If Brauer characters are $\bar{\mathbb{Q}}$-linearly independent, why are they $\mathbb{C}$-linearly independent?

Question

If Brauer characters are $\bar{\mathbb{Q}}$-linearly independent, why are they $\mathbb{C}$-linearly independent?

I think this is a linear algebra fact showing up when proving the irreducible Brauer characters on a finite group are linearly independent over $\mathbb{C}$. The proof I've seen observes that the characters take values in the ring of algebraic integers, and then proves linear independence over $\bar{\mathbb{Q}}$.

Why is it sufficient to only check linear independence over $\bar{\mathbb{Q}}$? It seems like something could go wrong when extending the field all the way up to $\mathbb{C}$.

The proof I'm reading is Theorem 15.5 in Isaacs' Character Theory of Finite Groups.

Answer 1

If $E/F$ is a field extension, we have $F^n\subset E^n$, and if a subset of $F^n$ is $F$-linearly independent, then it is also $E$-linearly independent. A nice, super easy way to see it: extend the subset to a basis for $F^n$. Form the matrix whose columns are elements of this basis. Its determinant is nonzero. But this shows that the columns form a basis for $E^n$ since the determinant has the same formula regardless of the field you work over.

The space of class functions of a finite group can be identified with $F^n$ in an obvious way ($n$= number of conjugacy classes).

Answer 2

Fact. Extension of scalars preserves linear independence. That is, if $X$ is a $k$-linearly independent subset of a $k$-vector space $V$, and $K/k$ is any field extension, then it will also be a $K$-linearly independent subset of the $K$-vector space $K\otimes_k V$ (where we identify $x$ with $1\otimes x$).

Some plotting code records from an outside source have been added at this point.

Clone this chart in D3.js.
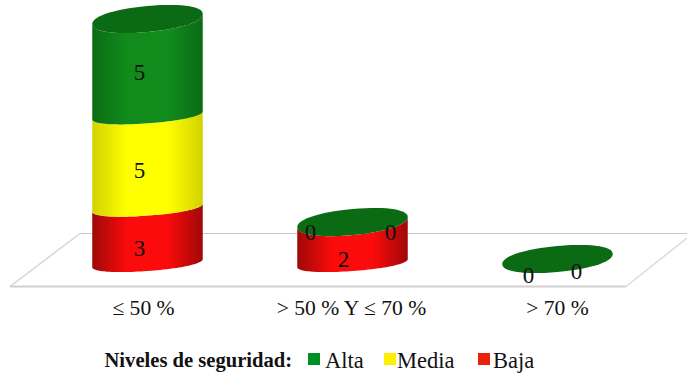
<!DOCTYPE html>
<html>
<head>
<meta charset="utf-8">
<script src="https://cdn.jsdelivr.net/npm/d3@7/dist/d3.min.js"></script>
<style>
  html, body { margin: 0; padding: 0; background: #fff; }
  svg { display: block; }
  text { font-family: "Liberation Serif", serif; fill: #111; }
</style>
</head>
<body>
<svg id="chart" width="687" height="377"></svg>
<script>
// Security levels by range: stacked cylinders, bottom to top
const categories = ["≤ 50 %", "> 50 % Y ≤ 70 %", "> 70 %"];
const seriesNames = ["Baja", "Media", "Alta"];
const baja = [3, 2, 0];
const media = [5, 0, 0];
const alta = [5, 0, 0];
const legendTitle = "Niveles de seguridad:";
const legendOrder = ["Alta", "Media", "Baja"];

const svg = d3.select("#chart");
const width = 687;

const x = d3.scaleBand().domain(categories).range([45, 660]).paddingInner(0.461).paddingOuter(0.2305);
const y = d3.scaleLinear().domain([0, 13]).range([259, 19]);

const rx = x.bandwidth() / 2;

// The open caps read as full ellipses; seams on the front are flatter and sit lower
const cap = { shear: -5, ry: 13, drop: 0, round: 0.93 };
const seam = { shear: -4, ry: 8, drop: 4, round: 0.93 };

const shades = {
  Alta:  { edge: "#0a6c14", mid: "#118c1c", swatch: "#008f25", top: "#0b6a14" },
  Media: { edge: "#d2d200", mid: "#ffff00", swatch: "#fff000" },
  Baja:  { edge: "#a00808", mid: "#fb0b0b", swatch: "#e8230a" }
};

// Horizontal shading that gives the cylinders their round look
const defs = svg.append("defs");
seriesNames.forEach(name => {
  const g = defs.append("linearGradient").attr("id", "side-" + name);
  [[0, shades[name].edge], [0.32, shades[name].mid], [0.68, shades[name].mid], [1, shades[name].edge]]
    .forEach(([o, c]) => g.append("stop").attr("offset", o).attr("stop-color", c));
});

// Floor of the chart
const floorBackY = 233.5, floorFrontY = 286.5;
const floor = svg.append("g").attr("fill", "none");
floor.append("path")
  .attr("d", d3.line()([[80, floorBackY], [width, floorBackY]]))
  .attr("stroke", "#c9c7c7").attr("stroke-width", 1.2);
floor.append("path")
  .attr("d", d3.line()([[80, floorBackY], [10, floorFrontY]]))
  .attr("stroke", "#d6d6d6").attr("stroke-width", 1.5);
floor.append("path")
  .attr("d", d3.line()([[10, floorFrontY], [626, floorFrontY]]))
  .attr("stroke", "#cfcfcf").attr("stroke-width", 2);
floor.append("path")
  .attr("d", d3.line()([[626, floorFrontY], [width, 238]]))
  .attr("stroke", "#dcdcdc").attr("stroke-width", 1.5);

// Rim of a cylinder section: a sheared, slightly blunted circle around the bar axis
const blunt = (v, p) => Math.sign(v) * Math.pow(Math.abs(v), p);
const rim = (shape, cx, cy, from, to) => d3.range(0, 61).map(i => {
  const t = from + (to - from) * i / 60;
  const c = blunt(Math.cos(t), shape.round);
  const s = blunt(Math.sin(t), shape.round);
  return [cx + rx * c, cy + shape.drop + shape.shear * c + shape.ry * s];
});
const line = d3.line();

const stacked = d3.stack().keys(seriesNames)(
  categories.map((c, i) => ({ category: c, Baja: baja[i], Media: media[i], Alta: alta[i] }))
);
const totals = categories.map((c, i) => baja[i] + media[i] + alta[i]);

const bars = svg.append("g");
stacked.forEach(layer => {
  layer.forEach((d, i) => {
    if (d[1] === d[0]) return;
    const cx = x(categories[i]) + rx;
    const upper = d[1] === totals[i] ? cap : seam;
    const pts = rim(upper, cx, y(d[1]), 0, Math.PI).concat(rim(seam, cx, y(d[0]), Math.PI, 0));
    bars.append("path")
      .attr("d", line(pts) + "Z")
      .attr("fill", `url(#side-${layer.key})`);
  });
});

// Closed top of every stack
categories.forEach((c, i) => {
  bars.append("path")
    .attr("d", line(rim(cap, x(c) + rx, y(totals[i]), 0, 2 * Math.PI)) + "Z")
    .attr("fill", shades.Alta.top);
});

// Value labels, offset from the bar axis and the section's middle
const labelPlacement = [
  { s: alta,  i: 0, dx: -8, dy: 15 },
  { s: media, i: 0, dx: -8, dy: 21 },
  { s: baja,  i: 0, dx: -8, dy: 25 },
  { s: alta,  i: 1, dx: -42, dy: 18 },
  { s: media, i: 1, dx: 38, dy: 18 },
  { s: baja,  i: 1, dx: -9, dy: 26 },
  { s: media, i: 2, dx: -29, dy: 24 },
  { s: baja,  i: 2, dx: 19, dy: 20 }
];
const labels = svg.append("g").attr("font-size", 23).attr("text-anchor", "middle");
labelPlacement.forEach(p => {
  const name = p.s === alta ? "Alta" : p.s === media ? "Media" : "Baja";
  const layer = stacked.find(l => l.key === name)[p.i];
  labels.append("text")
    .attr("x", x(categories[p.i]) + rx + p.dx)
    .attr("y", y((layer[0] + layer[1]) / 2) + p.dy)
    .text(p.s[p.i]);
});

// Category labels
const categoryNudge = [-4, -1, 0];
svg.append("g").attr("font-size", 21.6).attr("text-anchor", "middle")
  .selectAll("text").data(categories).join("text")
  .attr("x", (d, i) => x(d) + rx + categoryNudge[i])
  .attr("y", 315)
  .text(d => d);

// Legend
const legend = svg.append("g").attr("font-size", 22.5);
legend.append("text").attr("x", 104.5).attr("y", 367).attr("font-weight", "bold").attr("font-size", 20.6).text(legendTitle);
const swatchX = { Alta: 308, Media: 384, Baja: 478 };
legendOrder.forEach(name => {
  legend.append("rect").attr("x", swatchX[name]).attr("y", 353).attr("width", 12).attr("height", 12).attr("fill", shades[name].swatch);
  legend.append("text").attr("x", swatchX[name] + (name === "Alta" ? 17 : name === "Media" ? 13 : 15)).attr("y", 368).text(name);
});
</script>
</body>
</html>
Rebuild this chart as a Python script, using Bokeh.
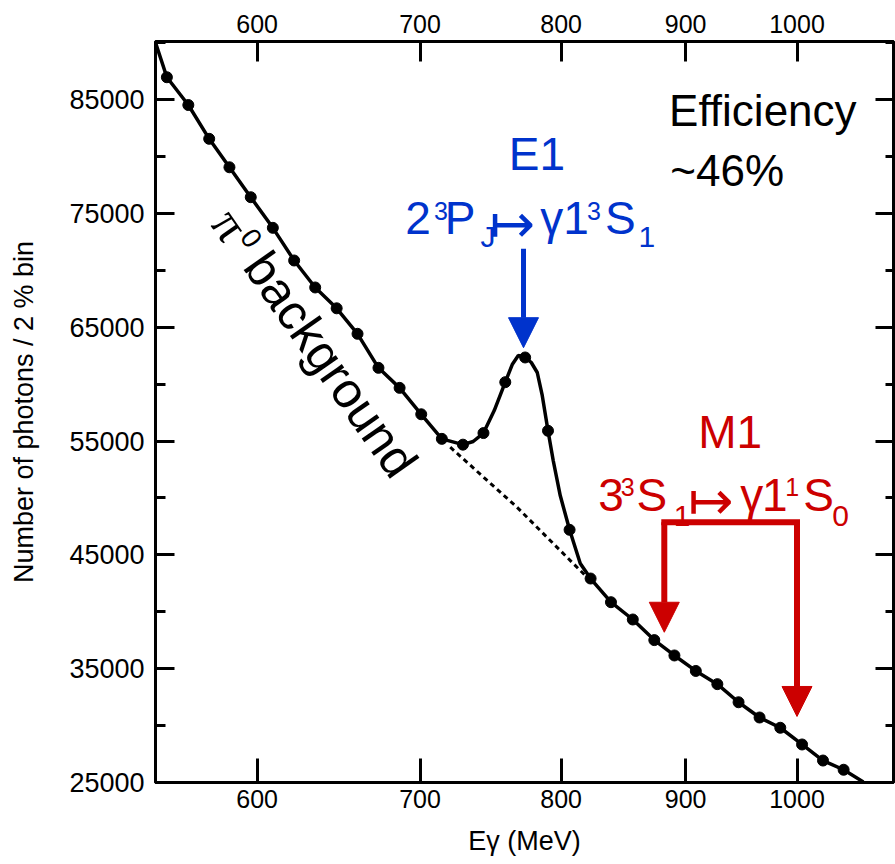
import math
from bokeh.plotting import figure
from bokeh.models import (Range1d, LogAxis, LinearAxis, FixedTicker, NumeralTickFormatter,
                          CustomJSTickFormatter, Arrow, NormalHead, Label)
from bokeh.embed import file_html
from bokeh.resources import INLINE

# ---------------- data ----------------
point_energy = [550.9, 562.2, 573.4, 584.5, 596.4, 609.0, 621.4, 633.9, 646.9, 659.8,
                673.0, 686.6, 700.8, 714.6, 729.0, 743.3, 758.8, 773.2, 790.1, 806.4,
                822.6, 838.6, 856.1, 873.7, 890.5, 908.7, 927.4, 946.2, 965.2, 984.3,
                1004.8, 1024.9, 1045.1]
point_counts = [86960, 84520, 81550, 79050, 76420, 73730, 70860, 68490, 66660, 64420,
                61430, 59670, 57350, 55190, 54680, 55700, 60170, 62340, 55900, 47200,
                42920, 40840, 39320, 37510, 36160, 34800, 33640, 32050, 30710, 29810,
                28340, 26930, 26120]

fit_energy = [545.0, 550.9, 562.2, 573.4, 584.5, 596.4, 609.0, 621.4, 633.9, 646.9,
              659.8, 673.0, 686.6, 700.8, 714.6, 729.0, 736.1, 743.3, 750.9, 758.8,
              763.8, 768.2, 773.2, 777.7, 782.1, 785.8, 790.1, 794.0, 799.3, 806.4,
              814.6, 822.6, 838.6, 856.1, 873.7, 890.5, 908.7, 927.4, 946.2, 965.2,
              984.3, 1004.8, 1024.9, 1045.1, 1064.8]
fit_counts = [90000, 86960, 84520, 81550, 79050, 76420, 73730, 70860, 68490, 66660,
              64420, 61430, 59670, 57350, 55190, 54680, 54960, 55700, 57680, 60170,
              61720, 62510, 62340, 61900, 61020, 59000, 55900, 53290, 50210, 47200,
              44240, 42920, 40840, 39320, 37510, 36160, 34800, 33640, 32050, 30710,
              29810, 28340, 26930, 26120, 25050]

bg_energy = [720.3, 767.2, 820.0]
bg_counts = [54460, 49190, 43010]

x_ticks = [600, 700, 800, 900, 1000]
y_ticks = [25000, 35000, 45000, 55000, 65000, 75000, 85000]
y_minor_ticks = [30000, 40000, 50000, 60000, 70000, 80000, 90000]

# annotation anchors
e1_energy = 772
e1_arrow_counts = [71900, 63200]
m1_energies = [882, 1000]
m1_bracket_counts = 47870
m1_tip_counts = [38200, 30800]

BLUE = "#0033CC"
RED = "#CC0000"
SANS = "Liberation Sans"
BASELINE_FIX = 0.39  # empirical: label baseline correction, fraction of font size

p = figure(width=895, height=864, x_axis_type="log",
           x_range=Range1d(545, 1095.6), y_range=Range1d(25000, 90100),
           output_backend="svg", toolbar_location=None,
           min_border_left=155, min_border_right=2, min_border_top=41, min_border_bottom=82)
p.background_fill_color = "white"
p.border_fill_color = "white"
p.outline_line_color = "black"
p.outline_line_width = 3
p.xgrid.visible = False
p.ygrid.visible = False


def style_axis(ax, tick_in, minor_in, size, standoff):
    ax.axis_line_width = 3
    ax.axis_line_color = "black"
    ax.major_tick_in = tick_in
    ax.major_tick_out = 0
    ax.minor_tick_in = minor_in
    ax.minor_tick_out = 0
    ax.major_tick_line_width = 3
    ax.minor_tick_line_width = 3
    ax.major_tick_line_color = "black"
    ax.minor_tick_line_color = "black"
    ax.major_label_text_font = SANS
    ax.major_label_text_font_size = size
    ax.major_label_text_color = "black"
    ax.major_label_standoff = standoff
    ax.axis_label_text_color = "black"


bottom = p.below[0]
bottom.ticker = FixedTicker(ticks=x_ticks, minor_ticks=[])
bottom.formatter = NumeralTickFormatter(format="0")
style_axis(bottom, 24, 0, "25px", 7)
bottom.axis_label = "Eγ (MeV)"
bottom.axis_label_text_font = SANS
bottom.axis_label_text_font_size = "27px"
bottom.axis_label_text_font_style = "normal"
bottom.axis_label_standoff = 15

left = p.left[0]
left.ticker = FixedTicker(ticks=y_ticks, minor_ticks=y_minor_ticks)
left.formatter = NumeralTickFormatter(format="0")
style_axis(left, 19, 10, "27px", 11)
left.axis_label = "Number of photons / 2 % bin"
left.axis_label_text_font = SANS
left.axis_label_text_font_size = "27px"
left.axis_label_text_font_style = "normal"
left.axis_label_standoff = 27

top = LogAxis(ticker=FixedTicker(ticks=x_ticks, minor_ticks=[]),
              formatter=NumeralTickFormatter(format="0"))
style_axis(top, 20, 0, "25px", 9)
p.add_layout(top, "above")

right = LinearAxis(ticker=FixedTicker(ticks=y_ticks, minor_ticks=y_minor_ticks),
                   formatter=CustomJSTickFormatter(code="return ''"))
style_axis(right, 18, 8, "24px", 0)
p.add_layout(right, "right")

# ---------------- data marks ----------------
p.line(fit_energy, fit_counts, line_width=3.5, line_color="black")
p.line(bg_energy, bg_counts, line_width=3, line_color="black", line_dash="5 4")
p.scatter(point_energy, point_counts, marker="circle", size=11,
          fill_color="black", line_color="black")

# ---------------- arrows ----------------
p.add_layout(Arrow(end=NormalHead(size=30, fill_color=BLUE, line_color=BLUE, line_width=1),
                   x_start=e1_energy, y_start=e1_arrow_counts[0],
                   x_end=e1_energy, y_end=e1_arrow_counts[1],
                   line_color=BLUE, line_width=5))
p.add_layout(Arrow(end=None, x_start=m1_energies[0], y_start=m1_bracket_counts,
                   x_end=m1_energies[1], y_end=m1_bracket_counts,
                   line_color=RED, line_width=6, line_cap="square"))
for e, tip in zip(m1_energies, m1_tip_counts):
    p.add_layout(Arrow(end=NormalHead(size=30, fill_color=RED, line_color=RED, line_width=1),
                       x_start=e, y_start=m1_bracket_counts, x_end=e, y_end=tip,
                       line_color=RED, line_width=6))


# ---------------- texts ----------------
def add_text(x, y, text, size, color="black", font=SANS, dx=0.0, dy=0.0, angle=0.0):
    # dx, dy: screen pixels, dy positive = downwards
    p.add_layout(Label(x=x, y=y, text=text, x_offset=dx, y_offset=-dy,
                       text_font=font, text_font_size=f"{size}px", text_color=color,
                       text_align="left", text_baseline="alphabetic",
                       angle=angle, angle_units="deg"))


def add_rich(x, y, segments, color):
    for text, dx, dy, size, font in segments:
        add_text(x, y, text, size, color, font, dx, dy - BASELINE_FIX * size)


add_text(886, 82540, "Efficiency", 44, dy=-BASELINE_FIX * 44)
add_text(887, 77270, "~46%", 44, dy=-BASELINE_FIX * 44)

add_text(761.3, 78680, "E1", 46, BLUE, dy=-BASELINE_FIX * 46)
add_rich(690.2, 73050, [
    ("2", 0, 0, 46, SANS),
    ("3", 28.8, -15, 25, SANS),
    ("P", 39.7, 0, 46, SANS),
    ("J", 75.4, 13, 30, SANS),
    ("↦", 84.5, 8.5, 54, "DejaVu Sans"),
    ("γ", 135, 0, 46, SANS),
    ("1", 158, 0, 46, SANS),
    ("3", 181.8, -15, 25, SANS),
    ("S", 199.9, 0, 46, SANS),
    ("1", 233.4, 13.3, 30, SANS),
], BLUE)

add_text(910.8, 54230, "M1", 46, RED, dy=-BASELINE_FIX * 46)
add_rich(828.6, 48690, [
    ("3", 0, 0, 46, SANS),
    ("3", 22.5, -15.6, 25, SANS),
    ("S", 38.2, 0, 46, SANS),
    ("1", 75.4, 14.4, 30, SANS),
    ("↦", 90, 8.5, 54, "DejaVu Sans"),
    ("γ", 142, 0, 46, SANS),
    ("1", 163.7, 0, 46, SANS),
    ("1", 187, -15.6, 25, SANS),
    ("S", 204.9, 0, 46, SANS),
    ("0", 234, 14.4, 30, SANS),
], RED)

# rotated "π0 background"
ang = 55.0
ux, uy = math.cos(math.radians(ang)), math.sin(math.radians(ang))
nx, ny = math.sin(math.radians(ang)), -math.cos(math.radians(ang))
for text, a, b, size, font in [("π", 0, 0, 50, "Liberation Serif"),
                               ("0", 28, 18, 28, SANS),
                               ("background", 54, 2, 50, SANS)]:
    b = b + BASELINE_FIX * size
    add_text(572.3, 73930, text, size, "black", font,
             dx=a * ux + b * nx, dy=a * uy + b * ny, angle=-ang)

open("out.html", "w").write(file_html(p, INLINE))
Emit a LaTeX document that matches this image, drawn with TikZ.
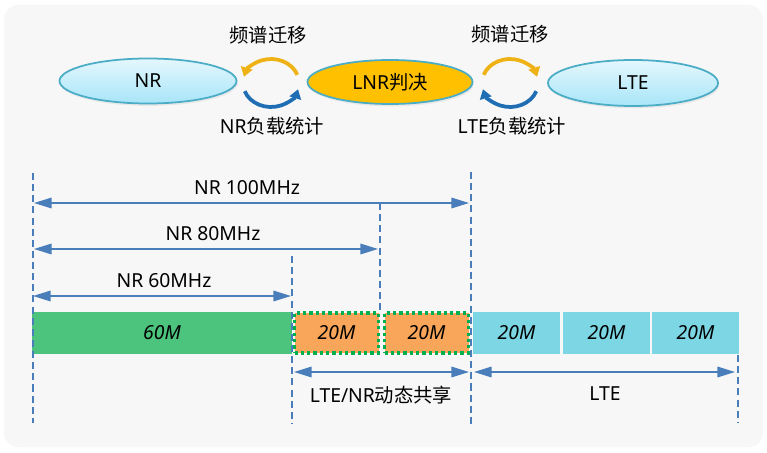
\documentclass[tikz,border=0pt]{standalone}
\usepackage{fontspec}
\setmainfont{Noto Sans}
\newfontfamily\cjk{Noto Sans CJK SC}
\usetikzlibrary{arrows.meta,shapes.geometric,shadows}
\definecolor{dimblue}{RGB}{74,126,187}
\definecolor{nrgreen}{RGB}{76,196,125}
\definecolor{dssorange}{RGB}{250,166,90}
\definecolor{ltecyan}{RGB}{124,214,227}
\definecolor{dotgreen}{RGB}{0,176,80}
\definecolor{ringedge}{RGB}{75,172,198}
\definecolor{ringtop}{RGB}{228,247,253}
\definecolor{ringbottom}{RGB}{168,229,248}
\definecolor{lnrgold}{RGB}{255,192,0}
\definecolor{cyclegold}{RGB}{238,178,20}
\definecolor{cycleblue}{RGB}{31,110,180}
\definecolor{panel}{RGB}{247,247,247}
\tikzset{
  ratnode/.style={ellipse, draw=ringedge, line width=1.5pt, inner sep=0pt,
    top color=ringtop, bottom color=ringbottom,
    drop shadow={opacity=0.12, shadow xshift=1pt, shadow yshift=-2pt}},
  guide/.style={dimblue, line width=1.1pt, dash pattern=on 6pt off 3.5pt},
  dimarrow/.style={dimblue, line width=1.3pt, {Triangle[length=15pt,width=9pt]}-{Triangle[length=15pt,width=9pt]}},
  band/.style={inner sep=0pt, minimum height=1.26cm, font=\itshape},
  nrband/.style={band, fill=nrgreen},
  dssband/.style={band, fill=dssorange, draw=dotgreen, line width=2.8pt, dash pattern=on 2.8pt off 2.6pt},
  lteband/.style={band, fill=ltecyan, minimum width=2.6cm},
  cyclearc/.style={line width=3.2pt, -{Triangle[length=8pt,width=10pt]}}
}
\begin{document}
\begin{tikzpicture}[x=0.03cm, y=-0.03cm]
    \fontsize{16.5}{19}\selectfont
    \useasboundingbox (0,0) rectangle (767,452);
    \fill[white] (0,0) rectangle (767,452);
    \fill[panel, rounded corners=12pt] (4,5) rectangle (763,447);
    % top row: systems and decision
    \node[ratnode, minimum width=5.31cm, minimum height=1.35cm] (nr) at (148,81) {NR};
    \node[ratnode, minimum width=4.95cm, minimum height=1.32cm, top color=lnrgold, bottom color=lnrgold] (lnr) at (390,82) {LNR{\cjk 判决}};
    \node[ratnode, minimum width=5.1cm, minimum height=1.38cm] (lte) at (633,83) {LTE};
    % cycles between them
    \draw[cyclearc, cyclegold] (271,83) ++(-20:28 and 24) arc (-20:-165:28 and 24);
    \draw[cyclearc, cycleblue] (271,83) ++(160:28 and 24) arc (160:15:28 and 24);
    \draw[cyclearc, cyclegold] (510,83) ++(-160:28 and 24) arc (-160:-15:28 and 24);
    \draw[cyclearc, cycleblue] (510,83) ++(20:28 and 24) arc (20:165:28 and 24);
    \node (mig1) at (268,35) {\cjk 频谱迁移};
    \node (mig2) at (510,34) {\cjk 频谱迁移};
    \node (stat1) at (272,126) {NR{\cjk 负载统计}};
    \node (stat2) at (512,126) {LTE{\cjk 负载统计}};
    % spectrum bands
    \node[nrband, minimum width=7.8cm] (b60) at (162,333) {60M};
    \node[dssband, minimum width=2.52cm, minimum height=1.2cm] (d1) at (336.5,333) {20M};
    \node[dssband, minimum width=2.52cm, minimum height=1.2cm] (d2) at (426.5,333) {20M};
    \foreach \i/\x in {1/516.5, 2/606.5, 3/695.5}
        \node[lteband] (l\i) at (\x,333) {20M};
    % guides
    \coordinate (g0t) at (33,173);  \coordinate (g0b) at (33,423);
    \coordinate (g1t) at (292,256); \coordinate (g1b) at (292,423);
    \coordinate (g2t) at (380,203); \coordinate (g2b) at (380,311);
    \coordinate (g3t) at (471,172); \coordinate (g3b) at (471,425);
    \coordinate (g4t) at (738,355); \coordinate (g4b) at (738,423);
    \foreach \g in {0,...,4} \draw[guide] (g\g t) -- (g\g b);
    % bandwidth arrows
    \coordinate (a100l) at (34,203);  \coordinate (a100r) at (469,203);
    \coordinate (a80l) at (34,249);   \coordinate (a80r) at (378,249);
    \coordinate (a60l) at (33,296);   \coordinate (a60r) at (291,296);
    \coordinate (dssl) at (294,372);  \coordinate (dssr) at (469,372);
    \coordinate (ltel) at (474,372);  \coordinate (lter) at (735,372);
    \draw[dimarrow] (a100l) -- (a100r);
    \draw[dimarrow] (a80l) -- (a80r);
    \draw[dimarrow] (a60l) -- (a60r);
    \draw[dimarrow] (dssl) -- (dssr);
    \draw[dimarrow] (ltel) -- (lter);
    \node (t100) at (247,188) {NR 100MHz};
    \node (t80) at (213,234) {NR 80MHz};
    \node (t60) at (164,281) {NR 60MHz};
    \node (tdss) at (381,395) {LTE/NR{\cjk 动态共享}};
    \node (tlte) at (605,394) {LTE};
\end{tikzpicture}
\end{document}
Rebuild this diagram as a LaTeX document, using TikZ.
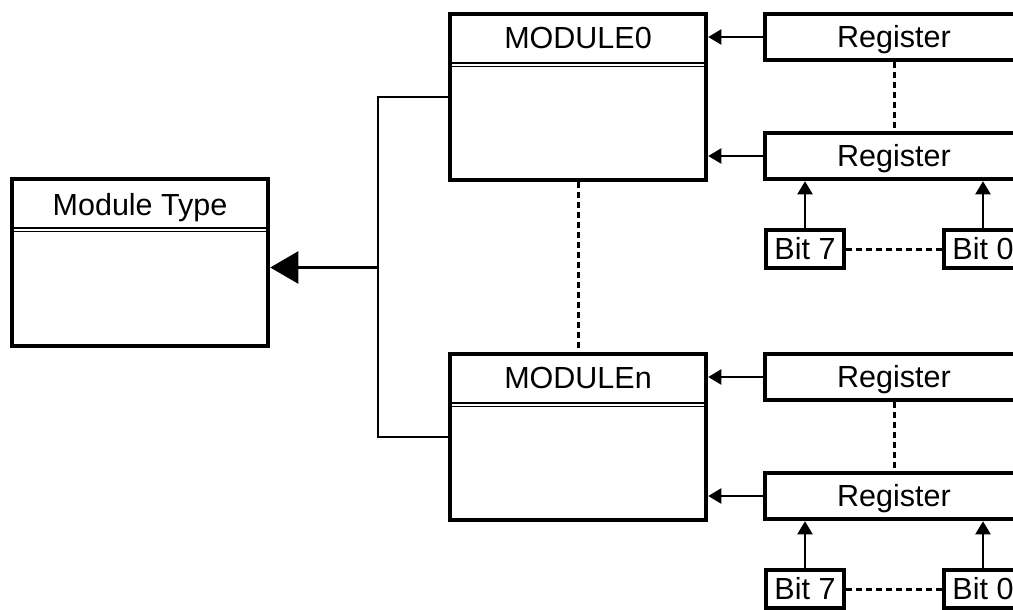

Proof. Write $K=\bigoplus_{t\in T}kt$ as vector spaces for some $k$-basis $T$ of $K$. Then if $\sum c_i x_i=0$ for some $x_1,x_2,\cdots,x_n\in X$ and scalars $c_1,c_2,\cdots,c_n\in K$, we may write $c_i=\sum_{t\in T} c_{i,t}t$ for some restricted scalars $c_{i,t}\in k$, in which case the relation becomes $\sum_i c_{i,t}x_i=0$ for all $t$, but this implies each $c_{i,t}=0$ and hence every $c_i=0$.

It applies here with $V$ the vector space of functions spanned by characters and $\mathbb{C}/\overline{\mathbb{Q}}$.